2. Im November 1913 war es in Zabern (Unterelsass) zu schweren Ausschreitungen des preußischen Militärs gegenüber den Einwohnern gekommen, die gegen die Beschimpfung der Elsässer durch einen Leutnant der Garnison protestiert hatten. Der Regimentskommandeur Oberst von Reuter ließ die Demonstrationen der Bevölkerung mit Waffengewalt auseinanderjagen und Verhaftungen vornehmen. Diese Vorgänge lösten in ganz Deutschland, selbst bei Teilen des Bürgertums, einen Entrüstungssturm gegen die Militärkamarilla aus, und der Reichstag mißbilligte nach heftigen Debatten mit 293 gegen 54 Stimmen bei 4 Stimmenthaltungen die Stellung der Regierung, die die Vorgänge zu bagatellisieren versuchte. Oberst von Reuter, gegen den vom 5. bis 8. Januar 1914 vor einem Kriegsgericht in Straßburg verhandelt wurde, wurde von aller Schuld freigesprochen und im Januar 1914 vom deutschen Kaiser demonstrativ mit einem Orden dekoriert.

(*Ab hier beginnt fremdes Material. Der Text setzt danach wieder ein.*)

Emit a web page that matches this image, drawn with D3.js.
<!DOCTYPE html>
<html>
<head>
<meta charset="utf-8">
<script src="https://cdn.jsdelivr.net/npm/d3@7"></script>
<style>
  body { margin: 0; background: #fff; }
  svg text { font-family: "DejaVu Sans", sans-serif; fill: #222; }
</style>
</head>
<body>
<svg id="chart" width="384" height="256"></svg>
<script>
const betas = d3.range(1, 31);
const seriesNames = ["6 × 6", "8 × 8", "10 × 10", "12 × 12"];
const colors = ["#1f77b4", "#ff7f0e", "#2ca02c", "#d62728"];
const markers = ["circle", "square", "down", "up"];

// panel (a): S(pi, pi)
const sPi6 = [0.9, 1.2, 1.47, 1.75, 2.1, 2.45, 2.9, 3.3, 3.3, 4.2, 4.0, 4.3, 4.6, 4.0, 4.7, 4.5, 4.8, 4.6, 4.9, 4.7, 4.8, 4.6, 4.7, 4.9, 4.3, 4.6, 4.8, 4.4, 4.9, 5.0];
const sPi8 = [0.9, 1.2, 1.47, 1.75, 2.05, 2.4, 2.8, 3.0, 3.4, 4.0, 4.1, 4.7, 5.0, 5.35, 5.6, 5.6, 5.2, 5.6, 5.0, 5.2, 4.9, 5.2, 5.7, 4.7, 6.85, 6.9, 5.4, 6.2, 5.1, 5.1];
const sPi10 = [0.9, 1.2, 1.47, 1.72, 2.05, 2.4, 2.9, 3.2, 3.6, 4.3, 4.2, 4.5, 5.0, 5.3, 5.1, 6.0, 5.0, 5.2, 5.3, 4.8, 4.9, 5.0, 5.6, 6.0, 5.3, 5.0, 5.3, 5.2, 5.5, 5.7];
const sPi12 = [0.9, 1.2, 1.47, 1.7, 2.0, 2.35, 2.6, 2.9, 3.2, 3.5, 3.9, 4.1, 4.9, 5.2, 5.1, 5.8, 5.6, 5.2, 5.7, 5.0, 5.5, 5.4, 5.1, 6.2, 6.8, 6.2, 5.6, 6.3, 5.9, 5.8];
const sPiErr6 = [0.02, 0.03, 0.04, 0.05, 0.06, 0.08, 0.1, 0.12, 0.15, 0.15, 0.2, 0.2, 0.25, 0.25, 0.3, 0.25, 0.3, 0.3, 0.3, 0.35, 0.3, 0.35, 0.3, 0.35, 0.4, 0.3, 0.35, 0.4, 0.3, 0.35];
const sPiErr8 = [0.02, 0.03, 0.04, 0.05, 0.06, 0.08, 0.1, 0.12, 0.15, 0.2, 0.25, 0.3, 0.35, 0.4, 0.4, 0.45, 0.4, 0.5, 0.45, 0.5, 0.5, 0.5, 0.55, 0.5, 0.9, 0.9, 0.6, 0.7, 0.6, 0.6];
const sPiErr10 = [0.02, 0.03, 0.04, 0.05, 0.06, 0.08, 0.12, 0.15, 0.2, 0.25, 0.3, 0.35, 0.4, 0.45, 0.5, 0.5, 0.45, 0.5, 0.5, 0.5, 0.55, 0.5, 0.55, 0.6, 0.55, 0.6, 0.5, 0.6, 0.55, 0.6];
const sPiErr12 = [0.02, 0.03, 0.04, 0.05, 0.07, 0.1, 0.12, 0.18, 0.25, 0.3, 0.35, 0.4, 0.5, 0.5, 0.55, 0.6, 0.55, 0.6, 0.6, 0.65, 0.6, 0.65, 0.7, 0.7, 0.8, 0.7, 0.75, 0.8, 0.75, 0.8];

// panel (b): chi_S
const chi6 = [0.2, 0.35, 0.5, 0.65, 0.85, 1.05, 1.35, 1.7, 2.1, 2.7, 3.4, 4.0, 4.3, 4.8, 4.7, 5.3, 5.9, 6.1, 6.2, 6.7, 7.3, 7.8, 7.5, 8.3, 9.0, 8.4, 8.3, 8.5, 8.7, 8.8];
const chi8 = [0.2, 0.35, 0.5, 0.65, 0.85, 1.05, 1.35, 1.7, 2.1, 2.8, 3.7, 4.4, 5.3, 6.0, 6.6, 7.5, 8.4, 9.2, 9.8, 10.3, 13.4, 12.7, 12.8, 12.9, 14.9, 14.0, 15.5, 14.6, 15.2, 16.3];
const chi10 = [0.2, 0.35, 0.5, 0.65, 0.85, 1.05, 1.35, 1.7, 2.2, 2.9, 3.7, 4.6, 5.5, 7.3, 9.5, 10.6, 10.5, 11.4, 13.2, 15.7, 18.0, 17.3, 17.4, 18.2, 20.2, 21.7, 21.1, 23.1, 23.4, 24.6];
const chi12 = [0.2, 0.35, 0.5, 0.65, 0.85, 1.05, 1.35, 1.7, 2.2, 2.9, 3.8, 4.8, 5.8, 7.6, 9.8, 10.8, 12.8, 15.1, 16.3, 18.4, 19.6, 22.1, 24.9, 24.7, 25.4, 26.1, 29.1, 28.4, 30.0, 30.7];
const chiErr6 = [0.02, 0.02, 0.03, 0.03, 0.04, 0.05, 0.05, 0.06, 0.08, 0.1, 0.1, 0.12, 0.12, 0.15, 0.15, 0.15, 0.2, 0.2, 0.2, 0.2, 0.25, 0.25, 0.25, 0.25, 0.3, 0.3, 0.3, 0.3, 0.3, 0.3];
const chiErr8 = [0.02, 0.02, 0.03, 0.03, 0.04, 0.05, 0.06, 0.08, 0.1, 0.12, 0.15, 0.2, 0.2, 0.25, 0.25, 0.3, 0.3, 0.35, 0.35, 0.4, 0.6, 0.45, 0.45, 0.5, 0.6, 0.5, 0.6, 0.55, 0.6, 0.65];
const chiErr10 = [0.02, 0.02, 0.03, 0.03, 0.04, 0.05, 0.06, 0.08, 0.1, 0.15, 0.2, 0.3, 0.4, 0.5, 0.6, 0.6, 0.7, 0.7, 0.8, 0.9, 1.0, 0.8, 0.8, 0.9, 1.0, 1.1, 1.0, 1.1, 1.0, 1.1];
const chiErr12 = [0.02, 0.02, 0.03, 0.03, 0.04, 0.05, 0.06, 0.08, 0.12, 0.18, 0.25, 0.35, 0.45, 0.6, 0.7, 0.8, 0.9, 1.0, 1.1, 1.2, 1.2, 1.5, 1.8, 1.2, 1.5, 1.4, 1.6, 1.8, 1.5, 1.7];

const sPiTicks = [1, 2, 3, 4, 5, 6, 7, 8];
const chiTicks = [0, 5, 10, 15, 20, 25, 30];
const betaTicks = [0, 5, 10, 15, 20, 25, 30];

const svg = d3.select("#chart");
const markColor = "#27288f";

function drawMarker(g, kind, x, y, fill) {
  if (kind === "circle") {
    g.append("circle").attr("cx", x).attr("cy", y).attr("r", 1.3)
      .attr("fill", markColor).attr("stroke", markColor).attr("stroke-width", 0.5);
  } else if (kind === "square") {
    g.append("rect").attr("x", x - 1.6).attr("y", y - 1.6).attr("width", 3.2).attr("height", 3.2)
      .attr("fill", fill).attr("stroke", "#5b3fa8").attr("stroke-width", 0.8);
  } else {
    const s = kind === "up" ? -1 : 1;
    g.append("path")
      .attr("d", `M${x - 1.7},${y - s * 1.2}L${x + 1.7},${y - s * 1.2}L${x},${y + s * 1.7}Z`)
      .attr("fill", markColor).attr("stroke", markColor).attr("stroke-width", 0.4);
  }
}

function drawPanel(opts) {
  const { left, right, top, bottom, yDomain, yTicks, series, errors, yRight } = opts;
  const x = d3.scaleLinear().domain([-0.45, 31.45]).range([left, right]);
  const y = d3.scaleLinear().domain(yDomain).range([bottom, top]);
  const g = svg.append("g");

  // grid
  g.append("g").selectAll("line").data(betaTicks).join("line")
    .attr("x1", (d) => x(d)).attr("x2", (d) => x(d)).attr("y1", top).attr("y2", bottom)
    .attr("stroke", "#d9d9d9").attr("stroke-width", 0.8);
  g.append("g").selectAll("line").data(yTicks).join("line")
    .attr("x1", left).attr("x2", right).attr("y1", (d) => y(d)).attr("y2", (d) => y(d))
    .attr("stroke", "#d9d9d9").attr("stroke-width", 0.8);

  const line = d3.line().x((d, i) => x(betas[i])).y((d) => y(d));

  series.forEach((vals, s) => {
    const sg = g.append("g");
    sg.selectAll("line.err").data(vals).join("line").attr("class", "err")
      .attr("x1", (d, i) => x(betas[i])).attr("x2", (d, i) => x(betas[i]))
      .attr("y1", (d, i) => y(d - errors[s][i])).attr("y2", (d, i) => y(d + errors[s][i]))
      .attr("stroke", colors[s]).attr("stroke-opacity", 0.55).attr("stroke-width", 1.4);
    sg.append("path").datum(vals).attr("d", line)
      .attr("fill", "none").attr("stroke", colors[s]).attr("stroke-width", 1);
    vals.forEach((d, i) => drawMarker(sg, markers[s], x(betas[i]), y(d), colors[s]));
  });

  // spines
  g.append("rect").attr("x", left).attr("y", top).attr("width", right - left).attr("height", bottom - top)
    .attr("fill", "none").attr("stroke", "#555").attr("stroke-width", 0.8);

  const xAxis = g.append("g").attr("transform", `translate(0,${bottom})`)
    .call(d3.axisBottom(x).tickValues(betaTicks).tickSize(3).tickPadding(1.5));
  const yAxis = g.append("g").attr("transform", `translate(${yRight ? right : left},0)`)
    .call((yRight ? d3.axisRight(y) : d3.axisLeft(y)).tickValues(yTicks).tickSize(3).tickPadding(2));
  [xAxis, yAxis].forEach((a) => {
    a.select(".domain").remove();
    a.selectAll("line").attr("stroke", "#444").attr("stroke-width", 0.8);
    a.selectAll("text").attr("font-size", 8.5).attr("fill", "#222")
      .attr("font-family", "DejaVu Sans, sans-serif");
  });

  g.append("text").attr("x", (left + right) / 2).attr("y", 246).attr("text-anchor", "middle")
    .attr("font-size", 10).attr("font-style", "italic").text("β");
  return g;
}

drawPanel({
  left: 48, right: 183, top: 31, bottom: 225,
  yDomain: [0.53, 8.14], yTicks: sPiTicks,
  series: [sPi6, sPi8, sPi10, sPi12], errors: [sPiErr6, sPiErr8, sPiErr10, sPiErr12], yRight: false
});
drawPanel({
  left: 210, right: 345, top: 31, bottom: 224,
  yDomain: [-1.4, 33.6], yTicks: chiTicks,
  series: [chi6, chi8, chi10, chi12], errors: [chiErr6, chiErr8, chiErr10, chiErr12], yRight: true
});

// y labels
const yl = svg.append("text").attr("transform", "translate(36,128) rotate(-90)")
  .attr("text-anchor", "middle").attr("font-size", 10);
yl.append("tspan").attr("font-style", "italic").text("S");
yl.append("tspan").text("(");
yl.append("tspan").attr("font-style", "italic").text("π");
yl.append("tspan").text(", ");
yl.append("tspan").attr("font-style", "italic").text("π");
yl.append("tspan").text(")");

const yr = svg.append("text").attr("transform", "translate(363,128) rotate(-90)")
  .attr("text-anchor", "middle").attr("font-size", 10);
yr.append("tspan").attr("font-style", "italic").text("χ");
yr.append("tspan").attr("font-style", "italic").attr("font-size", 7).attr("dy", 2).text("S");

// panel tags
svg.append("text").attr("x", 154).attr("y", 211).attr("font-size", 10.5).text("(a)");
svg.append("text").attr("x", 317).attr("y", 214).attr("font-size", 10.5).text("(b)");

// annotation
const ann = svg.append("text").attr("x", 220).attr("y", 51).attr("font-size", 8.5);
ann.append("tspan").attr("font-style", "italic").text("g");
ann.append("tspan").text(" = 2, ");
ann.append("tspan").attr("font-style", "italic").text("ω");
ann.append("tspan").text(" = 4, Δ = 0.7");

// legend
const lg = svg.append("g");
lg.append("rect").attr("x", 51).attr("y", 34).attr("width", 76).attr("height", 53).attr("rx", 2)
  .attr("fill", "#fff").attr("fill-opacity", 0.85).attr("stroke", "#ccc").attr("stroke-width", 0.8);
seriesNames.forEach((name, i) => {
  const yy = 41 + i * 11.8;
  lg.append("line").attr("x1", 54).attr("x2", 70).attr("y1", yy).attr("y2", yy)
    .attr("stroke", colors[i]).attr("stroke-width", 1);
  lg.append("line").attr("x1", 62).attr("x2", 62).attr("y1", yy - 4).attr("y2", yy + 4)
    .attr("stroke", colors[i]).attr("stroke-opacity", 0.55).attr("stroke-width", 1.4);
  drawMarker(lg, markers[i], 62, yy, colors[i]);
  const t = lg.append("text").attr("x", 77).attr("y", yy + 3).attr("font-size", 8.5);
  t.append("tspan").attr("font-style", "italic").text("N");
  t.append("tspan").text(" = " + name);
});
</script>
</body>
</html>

3. Im September 1912 waren in Schweden Wahlen zur Ersten Kammer durchgeführt worden, bei denen die Konservativen 88, die Liberalen 49 und die Sozialdemokraten 13 Sitze erobern konnten.

4. Am 14. April 1902 hatte in Belgien ein Massenstreik von etwa 300.000 Arbeitern zur Verbesserung des Wahlrechts begonnen. Er war am 20. April vom Generalrat der belgischen Arbeiterpartei, die mit den Liberalen eine Allianz eingegangen war, abgebrochen worden, obwohl die Forderungen nach Änderung des Wahlrechts und der damit verbundenen Verfassungsänderung am 18. April von der belgischen Kammer abgelehnt worden waren.

5. Die Reichstagswahlen wurden am 12. Januar 1912 durchgeführt. Die Sozialdemokratie konnte dabei 4,2 Millionen Stimmen gegenüber 3,2 Millionen im Jahre 1907 erringen und die Zahl ihrer Mandate von 43 auf 110 erhöhen. Sie wurde damit die stärkste Fraktion des Reichstags.